Zipper Merging

Monday, August 4th, 2014

Most people agree that merging early is polite, and merging late is rude, but traffic experts laud the beauty of zipper merging:

It works as follows: in the event of an impending lane closure, drivers should fill in both lanes in equal measure. Within a few car lengths of a lane ending, both lanes’ cars should take turns filling in the open lane and resuming full speed.

If roads are clear enough that everyone is already driving close to the speed limit, zipper merging isn’t as effective, but in the case of congestion, Johnson said that this method reduces backups by a whopping 40 percent on average, since both lanes approach the merge with equal stake in maintaining speed. “When the queue backup is reduced, the access points behind a work zone, like signals or ways to get on and off the freeway, those aren’t blocked,” Johnson pointed out. “People have a better opportunity to get off or on the system at that point.

Comments

  1. William Newman says:

    In principle this sounds plausible. But it’s hard to understand why those traffic experts who happen to have authority over roads have long used designs that seem to discourage it by making it unnecessarily nonobvious where this efficient merge point is supposed to be (and why the article doesn’t say anything about that). Wouldn’t it be easy to instead facilitate it not just by scolding drivers in general but by putting up a clear “Merge Point 1/8 Mi. Ahead” followed by “Merge Here”? The usual design has left me with the impression that authorities work on some other antithetical design principle, that somehow efficiency would be maximized by constricting things gradually and informally over very large multiples of a car length.
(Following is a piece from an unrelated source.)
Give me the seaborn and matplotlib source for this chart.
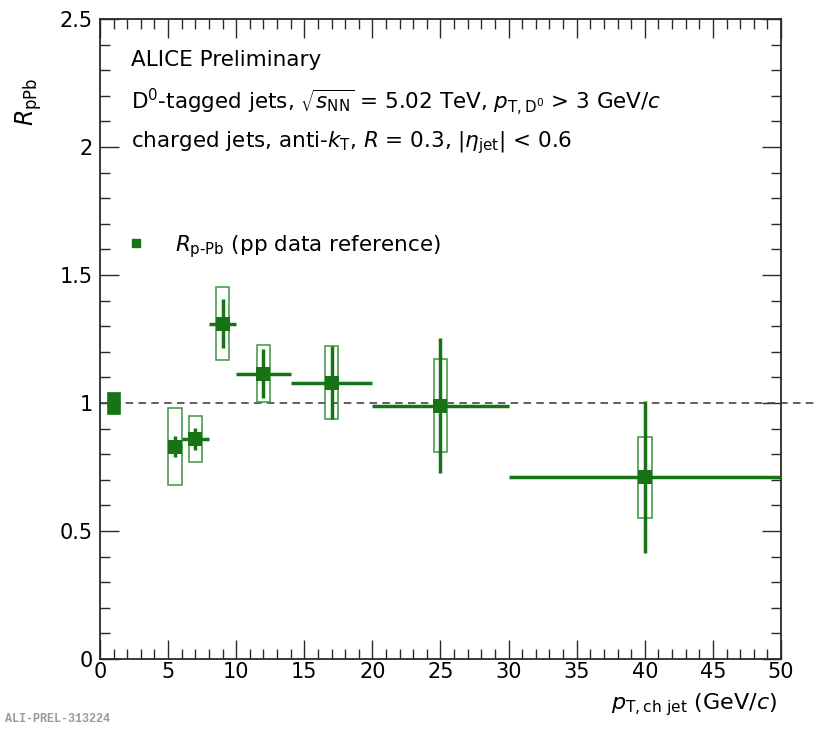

    Strategies and norms based on chains of “I know that he knows that she knows that I know that she knows that he knows…” logic naturally break down rapidly when they involve an issue which is significantly ambiguous for every participant.

  2. Roger says:

    I first experienced the “zipper merge” when I was working at an army base one summer when I forcefully learned what the signs “Traffic Will Alternate” at every parking lot exit meant.

  3. Rob De Witt says:

    Why is this difficult?

    You go, I go. “Merge,” get it? I figured this out over 40 years ago.

  4. William Newman says:

    “Why is this difficult?”

    Even easy things are easier when basic steps are taken to make things clear. Note that people seem to find it easy to figure out that we take turns at intersections, too. But even that easy case can be helped by practices like painting big white lines in front of the official stopping places to minimize ambiguity about concepts like “has arrived at the intersection”. And when tricky cases arise, like the judgment call about the threshold for transition to not taking turns because one road is slow and carries little traffic while the other is fast and carries a lot of traffic, it can be appropriate for one person to make the judgment call at leisure and then take a lot of care to communicate that clearly to everyone else.